Notre argument selon lequel il faut partir du présent et examiner le passé pour éclairer le présent et formuler un guide pour l'action se réfère à l'analyse et à la synthèse sous forme de guide pour l'action. Il ne s'inscrit pas dans la ligne de la relation de cause à effet dont on parle habituellement, selon laquelle le passé a causé le présent qui à son tour est la cause du futur. Selon cette thèse, si vous savez ce qui s'est passé dans le passé, vous allez savoir ce qui se passera dans le futur. C'est une thèse dangereuse de l'équilibre entre continuité et changement, où le premier reste le premier et ce qui vient en second est un dérivé de ce qui vient en premier. Selon cette logique, les États-Unis sont le meilleur exemple d'empire. Ils sont arrivés en premier, sont « indispensables » et doivent le rester.
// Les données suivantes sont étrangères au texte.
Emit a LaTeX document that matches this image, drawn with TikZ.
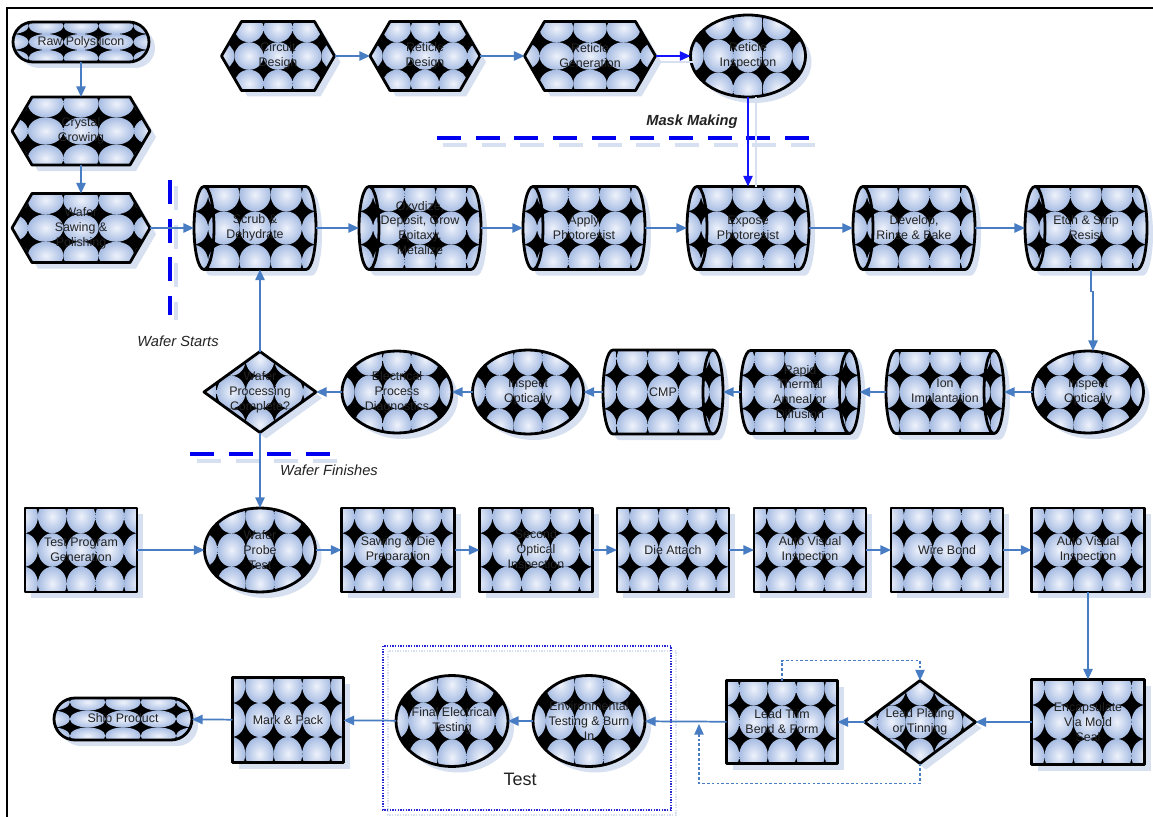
\documentclass[tikz,border=0pt]{standalone}
\usepackage{fontspec}
\setmainfont{Liberation Sans}
\usetikzlibrary{arrows.meta,calc}
\definecolor{patblue}{RGB}{168,189,227}
\definecolor{patlight}{RGB}{238,242,251}
\definecolor{shadowc}{RGB}{214,224,241}
\definecolor{arrc}{RGB}{72,125,195}
\definecolor{brightb}{RGB}{20,20,250}
\definecolor{txtc}{RGB}{35,35,35}
\definecolor{dashb}{RGB}{0,0,240}
\definecolor{boxb}{RGB}{40,40,210}

\newcommand\patgrid{%
  \pgfpointdiff{\pgfpointanchor{path picture bounding box}{south west}}{\pgfpointanchor{path picture bounding box}{north east}}%
  \pgfgetlastxy{\ppw}{\pph}%
  \pgfmathsetmacro\pcw{abs(\ppw)/3.9}%
  \pgfmathsetmacro\pch{abs(\pph)/2.5}%
  \foreach \i in {-2,...,2}{\foreach \j in {-2,...,2}{%
    \shade[inner color=patlight, outer color=patblue] ([shift={(\i*\pcw pt,\j*\pch pt)}]path picture bounding box.center) ellipse[x radius=\pcw pt/2, y radius=\pch pt/2];
  }}%
}

% #1 name, #2 path style, #3 extra path style, #4 cx, #5 cy, #6 w, #7 h, #8 text
\newcommand\flownode[8]{%
  \fill[shadowc, shift={({#4+6},{#5+6})}] (0,0) [#2={#6}{#7}];
  \draw[pat, shift={(#4,#5)}] (0,0) [#2={#6}{#7}];
  \draw[line width=2.1pt, shift={(#4,#5)}] (0,0) [#3={#6}{#7}];
  \node[lbl, minimum width={#6*0.75pt}, minimum height={#7*0.75pt}] (#1) at (#4,#5) {#8};
}

\tikzset{
 hexp/.style 2 args={insert path={(-#1/2,0) -- ({-#1/2+20},{-#2/2}) -- ({#1/2-20},{-#2/2}) -- (#1/2,0) -- ({#1/2-20},{#2/2}) -- ({-#1/2+20},{#2/2}) -- cycle}},
 rectp/.style 2 args={insert path={(-#1/2,-#2/2) rectangle (#1/2,#2/2)}},
 ellp/.style 2 args={insert path={(0,0) ellipse[x radius=#1/2, y radius=#2/2]}},
 diap/.style 2 args={insert path={(-#1/2,0) -- (0,-#2/2) -- (#1/2,0) -- (0,#2/2) -- cycle}},
 stadp/.style 2 args={insert path={({-#1/2+#2/2},{-#2/2}) -- ({#1/2-#2/2},{-#2/2}) arc[start angle=-90,end angle=90,radius=#2/2] -- ({-#1/2+#2/2},{#2/2}) arc[start angle=90,end angle=270,radius=#2/2] -- cycle}},
 cylp/.style 2 args={insert path={({-#1/2+10},{-#2/2}) -- ({#1/2-10},{-#2/2}) arc[start angle=-90,end angle=90,x radius=10,y radius=#2/2] -- ({-#1/2+10},{#2/2}) arc[start angle=90,end angle=270,x radius=10,y radius=#2/2] -- cycle}},
 cylLx/.style 2 args={insert path={({-#1/2+10},{-#2/2}) arc[start angle=-90,end angle=90,x radius=10,y radius=#2/2]}},
 cylRx/.style 2 args={insert path={({#1/2-10},{-#2/2}) arc[start angle=270,end angle=90,x radius=10,y radius=#2/2]}},
 noextra/.style 2 args={},
}

\begin{document}
\begin{tikzpicture}[x=0.75pt,y=-0.75pt,
  pat/.style={fill=black, draw=black, line width=2.1pt, line join=round, path picture={\patgrid}},
  lbl/.style={rectangle, inner sep=0pt, outer sep=0pt, align=center, text=txtc, font=\fontsize{9.3}{11.2}\selectfont},
  conn/.style={draw=arrc, line width=1.3pt, -{Triangle[length=8pt,width=7pt]}},
  bconn/.style={draw=brightb, line width=1.1pt, -{Triangle[length=8pt,width=7pt]}},
  dconn/.style={draw=arrc, line width=1.1pt, dash pattern=on 2pt off 1.6pt, -{Triangle[length=8pt,width=7pt]}},
  dsh/.style={draw=dashb, line width=2.3pt, dash pattern=on 18pt off 11pt},
  dshs/.style={draw=shadowc, line width=2.3pt, dash pattern=on 18pt off 11pt},
  italbl/.style={font=\itshape\fontsize{11}{13}\selectfont, text=txtc},
]
\useasboundingbox (0,0) rectangle (1153,817);
\fill[white] (0,0) rectangle (1153,817);
\draw[line width=2pt] (7,817) -- (7,8) -- (1153,8);

% dashed separators
\draw[dshs] (443,145) -- (816,145);
\draw[dsh] (437,138) -- (810,138);
\draw[dshs] (176,186) -- (176,320);
\draw[dsh] (170,180) -- (170,315);
\draw[dshs] (197,461) -- (337,461);
\draw[dsh] (190,454) -- (330,454);

% test group box
\draw[shadowc, line width=0.8pt, dash pattern=on 1pt off 1pt] (388,651) rectangle (676,815);
\draw[boxb, line width=0.8pt, dash pattern=on 1pt off 1pt] (383,646) rectangle (671,810);

% nodes
\flownode{raw}{stadp}{noextra}{81}{42}{136}{40}{Raw Polysilicon}
\flownode{crystal}{hexp}{noextra}{81}{131}{138}{68}{Crystal\\Growing}
\flownode{wsaw}{hexp}{noextra}{81}{228}{138}{69}{Wafer\\Sawing \&\\Polishing}
\flownode{circuit}{hexp}{noextra}{278}{56}{113}{69}{Circuit\\Design}
\flownode{retdes}{hexp}{noextra}{425}{56}{110}{69}{Reticle\\Design}
\flownode{retgen}{hexp}{noextra}{590}{56}{131}{69}{Reticle\\Generation}
\flownode{retins}{ellp}{noextra}{748}{56}{115}{82}{Reticle\\Inspection}

\flownode{scrub}{cylp}{cylLx}{255}{228}{122}{83}{Scrub \&\\Dehydrate}
\flownode{oxy}{cylp}{cylLx}{420}{228}{122}{83}{Oxydize,\\Deposit, Grow\\Epitaxy,\\Metalize}
\flownode{apply}{cylp}{cylLx}{584}{228}{122}{83}{Apply\\Photoresist}
\flownode{expose}{cylp}{cylLx}{748}{228}{122}{83}{Expose\\Photoresist}
\flownode{develop}{cylp}{cylLx}{914}{228}{122}{83}{Develop,\\Rinse \& Bake}
\flownode{etch}{cylp}{cylLx}{1086}{228}{122}{83}{Etch \& Strip\\Resist}

\flownode{insp1}{ellp}{noextra}{1088}{392}{111}{82}{Inspect\\Optically}
\flownode{ion}{cylp}{cylRx}{945}{392}{118}{83}{Ion\\Implantation}
\flownode{rta}{cylp}{cylRx}{800}{392}{119}{83}{Rapid\\Thermal\\Anneal or\\Diffusion}
\flownode{cmp}{cylp}{cylRx}{663}{392}{120}{84}{CMP}
\flownode{insp2}{ellp}{noextra}{528}{392}{111}{84}{Inspect\\Optically}
\flownode{elec}{ellp}{noextra}{397}{392}{110}{82}{Electrical\\Process\\Diagnostics}
\flownode{wpc}{diap}{noextra}{260}{392}{112}{81}{Wafer\\Processing\\Complete?}

\flownode{testprog}{rectp}{noextra}{81}{550}{112}{84}{Test Program\\Generation}
\flownode{probe}{ellp}{noextra}{260}{550}{111}{84}{Wafer\\Probe\\Test}
\flownode{sawing}{rectp}{noextra}{398}{550}{113}{84}{Sawing \& Die\\Preparation}
\flownode{second}{rectp}{noextra}{536}{550}{113}{84}{Second\\Optical\\Inspection}
\flownode{dieatt}{rectp}{noextra}{673}{550}{112}{84}{Die Attach}
\flownode{auto1}{rectp}{noextra}{810}{550}{112}{84}{Auto Visual\\Inspection}
\flownode{wire}{rectp}{noextra}{947}{550}{112}{84}{Wire Bond}
\flownode{auto2}{rectp}{noextra}{1088}{550}{113}{84}{Auto Visual\\Inspection}

\flownode{encap}{rectp}{noextra}{1088}{722}{113}{85}{Encapsulate\\Via Mold\\Seal}
\flownode{plating}{diap}{noextra}{920}{722}{111}{83}{Lead Plating\\or Tinning}
\flownode{trim}{rectp}{noextra}{782}{722}{111}{83}{Lead Trim\\Bend \& Form}
\flownode{env}{ellp}{noextra}{589}{721}{112}{91}{Environmental\\Testing \& Burn\\In}
\flownode{final}{ellp}{noextra}{452}{721}{112}{91}{Final Electrical\\Testing}
\flownode{mark}{rectp}{noextra}{288}{720}{111}{85}{Mark \& Pack}
\flownode{ship}{stadp}{noextra}{123}{719}{138}{42}{Ship Product}

% labels
\node[font=\bfseries\itshape\fontsize{11}{13}\selectfont, text=txtc] (masklbl) at (692,122) {Mask Making};
\node[italbl] (startlbl) at (178,341) {Wafer Starts};
\node[italbl] (finlbl) at (329,470) {Wafer Finishes};
\node[font=\fontsize{13.5}{15}\selectfont, text=txtc] (testlbl) at (520,779) {Test};

% connectors
\draw[conn] (raw) -- (crystal);
\draw[conn] (crystal) -- (wsaw);
\draw[conn] (wsaw) -- (scrub);
\draw[conn] (circuit) -- (retdes);
\draw[conn] (retdes) -- (retgen);
\draw[shadowc, line width=1.1pt] ($(retgen.east)+(4,6)$) -- ($(retins.west)+(4,6)$);
\draw[bconn] (retgen) -- (retins);
\draw[shadowc, line width=1.1pt] ($(retins.south)+(8,0)$) -- ($(expose.north)+(8,0)$);
\draw[bconn] (retins) -- (expose);
\draw[conn] (scrub) -- (oxy);
\draw[conn] (oxy) -- (apply);
\draw[conn] (apply) -- (expose);
\draw[conn] (expose) -- (develop);
\draw[conn] (develop) -- (etch);
\draw[conn] ($(etch.south)+(5,0)$) -- ++(0,22) -| ($(insp1.north)+(5,0)$);
\draw[conn] (insp1) -- (ion);
\draw[conn] (ion) -- (rta);
\draw[conn] (rta) -- (cmp);
\draw[conn] (cmp) -- (insp2);
\draw[conn] (insp2) -- (elec);
\draw[conn] (elec) -- (wpc);
\draw[conn] (wpc.north) -- (wpc.north |- scrub.south);
\draw[conn] (wpc) -- (probe);
\draw[conn] (testprog) -- (probe);
\draw[conn] (probe) -- (sawing);
\draw[conn] (sawing) -- (second);
\draw[conn] (second) -- (dieatt);
\draw[conn] (dieatt) -- (auto1);
\draw[conn] (auto1) -- (wire);
\draw[conn] (wire) -- (auto2);
\draw[conn] (auto2) -- (encap);
\draw[conn] (encap) -- (plating);
\draw[conn] (plating) -- (trim);
\draw[conn] (trim) -- (env);
\draw[conn] (env) -- (final);
\draw[conn] (final) -- (mark);
\draw[conn] (mark) -- (ship);
\coordinate (tj) at (699,724);
\draw[dconn] (trim.north) -- ++(0,-20) -| (plating.north);
\draw[dconn] (plating.south) -- ++(0,20) -| (tj);
\end{tikzpicture}
\end{document}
Nous disons qu'il y a une ligne de marche que l'on peut tracer, comme des empreintes de pas dans le sable, et que notre responsabilité est de marcher. Mais gardez à l'esprit que le changement n'est pas un événement particulier. Il y a des soulèvements et des luttes. Il y a des traces de pas dans le sable. Vous ne pouvez pas voir les traces de pas qui vont de l'avant tant que vous ne les faites pas avec l'action humaine. La ligne de marche, le chemin à suivre, implique le concept d'ouverture de ce chemin.

Il y a souvent confusion sur ce qui est fermé et ce qui est ouvert, sur la manière de tirer parti des ouvertures et sur la place l'action humaine dans ce processus. Un acte de participation consciente de l'individu est une intervention, une action humaine, le chemin est l'acte de découvrir. Le passé a lié et fermé l'information. Cependant, la base pour trouver une ouverture est qu'il existe déjà différents chemins, des traces, qui constituent le passé. C'est la base pour libérer une partie de l'information qui est liée à l'ensemble du système.

L'histoire est faite de relations réelles et n'est pas une liste d'événements du passé. Elle implique des causes et des effets. Pour faire l'histoire, il faut que cette action humaine, profite des ouvertures et progresse d'ouverture en ouverture.